» **DESCRIPTION OF THE TASK**
Without the pictures, set down the records below word for word.

---------- EXTRACTED DATA

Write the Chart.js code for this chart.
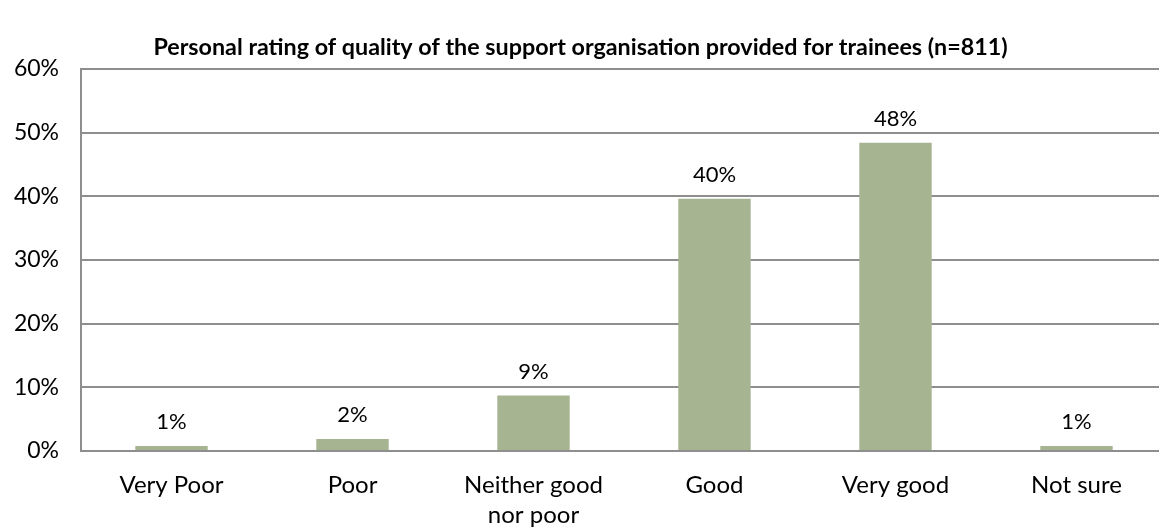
<!DOCTYPE html>
<html>
<head>
<meta charset="utf-8">
<script src="https://cdn.jsdelivr.net/npm/chart.js@4/dist/chart.umd.min.js"></script>
<style>
  html, body { margin: 0; padding: 0; background: #ffffff; overflow: hidden; }
  #wrap { position: relative; width: 1180px; height: 531px; }
</style>
</head>
<body>
<div id="wrap"><canvas id="chart"></canvas></div>
<script>
// Survey answers and their shares (%)
const categories = ["Very Poor", "Poor", ["Neither good", "nor poor"], "Good", "Very good", "Not sure"];
const shares = [0.8, 1.9, 8.7, 39.6, 48.4, 0.8];
const yTicks = [0, 10, 20, 30, 40, 50, 60];
const chartTitle = "Personal rating of quality of the support organisation provided for trainees (n=811)";

const FONT = "Lato, 'Open Sans', sans-serif";

// Writes each bar's rounded share just above it
const valueLabels = {
  id: "valueLabels",
  afterDatasetsDraw(chart) {
    const ctx = chart.ctx;
    ctx.save();
    ctx.font = "22px " + FONT;
    ctx.fillStyle = "#000000";
    ctx.textAlign = "center";
    ctx.textBaseline = "bottom";
    chart.getDatasetMeta(0).data.forEach((bar, i) => {
      const v = chart.data.datasets[0].data[i];
      ctx.fillText(Math.round(v) + "%", bar.x, bar.y - 13);
    });
    ctx.restore();
  }
};

// Centres the title on the visible page width rather than the wider canvas
const titleCentering = {
  id: "titleCentering",
  afterLayout(chart) {
    const t = chart.titleBlock;
    if (t) {
      t.left = 0;
      t.right = window.innerWidth + 2;
      t.width = t.right - t.left;
    }
  }
};

new Chart(document.getElementById("chart"), {
  type: "bar",
  data: {
    labels: categories,
    datasets: [{
      data: shares,
      backgroundColor: "#A6B492",
      borderWidth: 0,
      barPercentage: 0.4,
      categoryPercentage: 1
    }]
  },
  options: {
    responsive: true,
    maintainAspectRatio: false,
    animation: false,
    devicePixelRatio: 1,
    layout: { padding: { left: 12, right: 13, top: 0, bottom: 2 } },
    plugins: {
      legend: { display: false },
      tooltip: { enabled: false },
      title: {
        display: true,
        text: chartTitle,
        color: "#000000",
        font: { family: FONT, size: 23.3, weight: "bold", lineHeight: 1.2 },
        padding: { top: 33, bottom: 8 }
      }
    },
    scales: {
      x: {
        grid: { display: false, drawTicks: false },
        border: { display: true, color: "#8E8E8E", width: 2 },
        afterFit(scale) { scale.height = 78; },
        ticks: {
          color: "#000000",
          font: { family: FONT, size: 24, lineHeight: 1.22 },
          padding: 20,
          maxRotation: 0,
          autoSkip: false
        }
      },
      y: {
        min: 0,
        max: 60,
        afterBuildTicks(scale) { scale.ticks = yTicks.map(v => ({ value: v })); },
        afterFit(scale) { scale.width = 69; },
        grid: { color: "#8E8E8E", lineWidth: 2, drawTicks: false },
        border: { display: true, color: "#8E8E8E", width: 2 },
        ticks: {
          color: "#000000",
          font: { family: FONT, size: 23 },
          padding: 22,
          callback: v => v + "%"
        }
      }
    }
  },
  plugins: [valueLabels, titleCentering]
});
</script>
</body>
</html>
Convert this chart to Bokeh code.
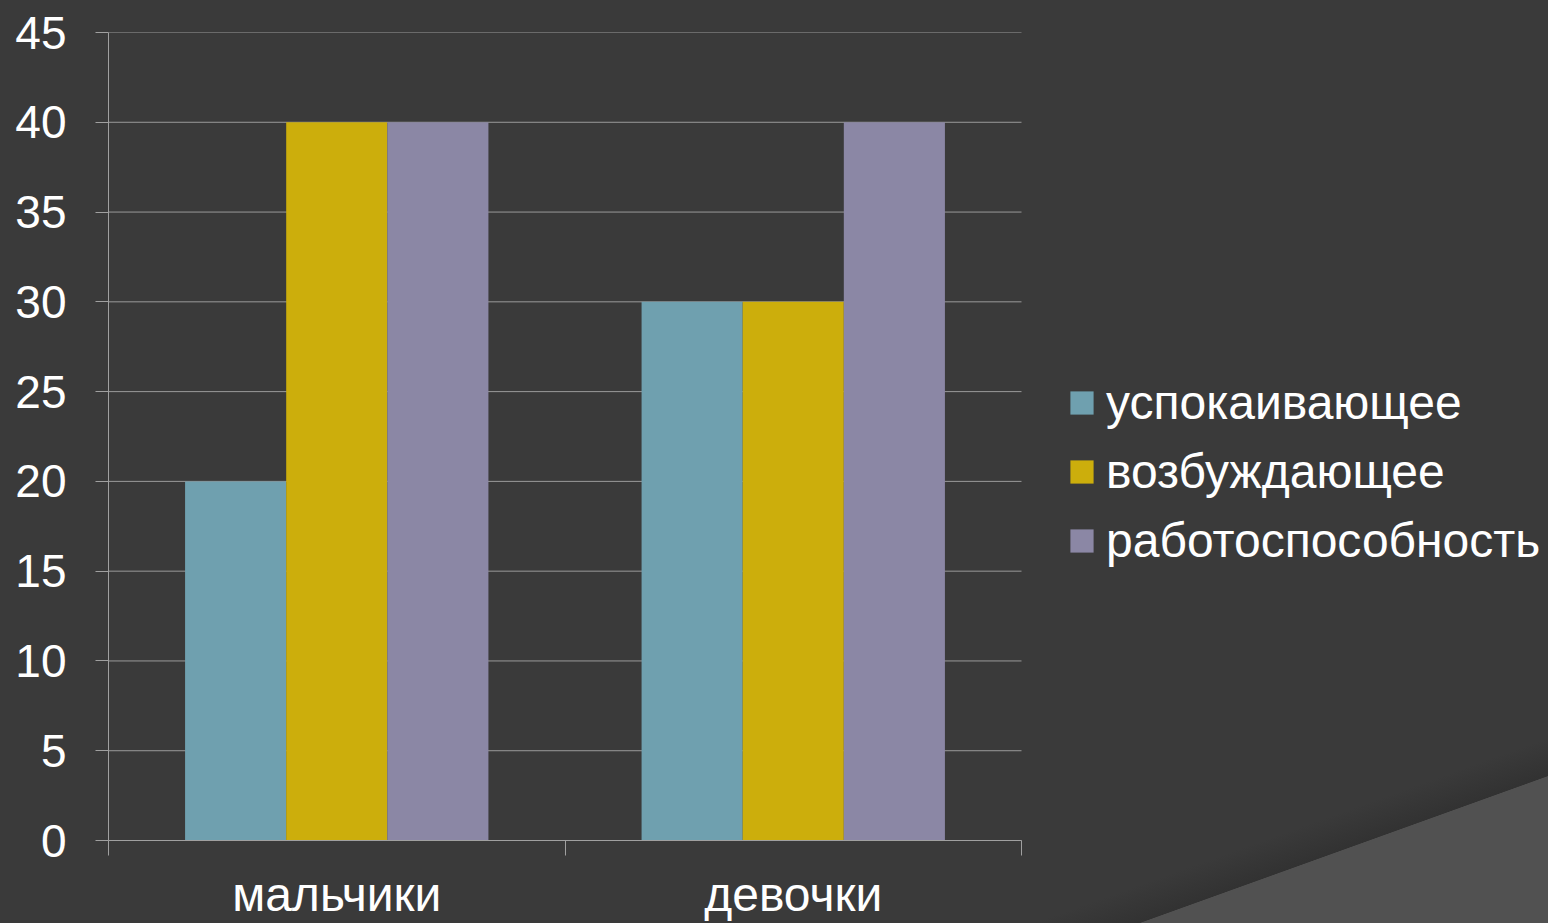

--------------------

» **TASK SOLUTION**
Write the Chart.js code for this chart.
<!DOCTYPE html>
<html>
<head>
<meta charset="utf-8">
<script src="https://cdn.jsdelivr.net/npm/chart.js@4/dist/chart.umd.min.js"></script>
<style>
  html, body { margin: 0; padding: 0; background: #ffffff; overflow: hidden; }
  #wrap { position: relative; width: 1180px; height: 531px; }
</style>
</head>
<body>
<div id="wrap"><canvas id="chart"></canvas></div>
<script>
// Survey answers and their shares (%)
const categories = ["Very Poor", "Poor", ["Neither good", "nor poor"], "Good", "Very good", "Not sure"];
const shares = [0.8, 1.9, 8.7, 39.6, 48.4, 0.8];
const yTicks = [0, 10, 20, 30, 40, 50, 60];
const chartTitle = "Personal rating of quality of the support organisation provided for trainees (n=811)";

const FONT = "Lato, 'Open Sans', sans-serif";

// Writes each bar's rounded share just above it
const valueLabels = {
  id: "valueLabels",
  afterDatasetsDraw(chart) {
    const ctx = chart.ctx;
    ctx.save();
    ctx.font = "22px " + FONT;
    ctx.fillStyle = "#000000";
    ctx.textAlign = "center";
    ctx.textBaseline = "bottom";
    chart.getDatasetMeta(0).data.forEach((bar, i) => {
      const v = chart.data.datasets[0].data[i];
      ctx.fillText(Math.round(v) + "%", bar.x, bar.y - 13);
    });
    ctx.restore();
  }
};

// Centres the title on the visible page width rather than the wider canvas
const titleCentering = {
  id: "titleCentering",
  afterLayout(chart) {
    const t = chart.titleBlock;
    if (t) {
      t.left = 0;
      t.right = window.innerWidth + 2;
      t.width = t.right - t.left;
    }
  }
};

new Chart(document.getElementById("chart"), {
  type: "bar",
  data: {
    labels: categories,
    datasets: [{
      data: shares,
      backgroundColor: "#A6B492",
      borderWidth: 0,
      barPercentage: 0.4,
      categoryPercentage: 1
    }]
  },
  options: {
    responsive: true,
    maintainAspectRatio: false,
    animation: false,
    devicePixelRatio: 1,
    layout: { padding: { left: 12, right: 13, top: 0, bottom: 2 } },
    plugins: {
      legend: { display: false },
      tooltip: { enabled: false },
      title: {
        display: true,
        text: chartTitle,
        color: "#000000",
        font: { family: FONT, size: 23.3, weight: "bold", lineHeight: 1.2 },
        padding: { top: 33, bottom: 8 }
      }
    },
    scales: {
      x: {
        grid: { display: false, drawTicks: false },
        border: { display: true, color: "#8E8E8E", width: 2 },
        afterFit(scale) { scale.height = 78; },
        ticks: {
          color: "#000000",
          font: { family: FONT, size: 24, lineHeight: 1.22 },
          padding: 20,
          maxRotation: 0,
          autoSkip: false
        }
      },
      y: {
        min: 0,
        max: 60,
        afterBuildTicks(scale) { scale.ticks = yTicks.map(v => ({ value: v })); },
        afterFit(scale) { scale.width = 69; },
        grid: { color: "#8E8E8E", lineWidth: 2, drawTicks: false },
        border: { display: true, color: "#8E8E8E", width: 2 },
        ticks: {
          color: "#000000",
          font: { family: FONT, size: 23 },
          padding: 22,
          callback: v => v + "%"
        }
      }
    }
  },
  plugins: [valueLabels, titleCentering]
});
</script>
</body>
</html>
Convert this chart to Bokeh code.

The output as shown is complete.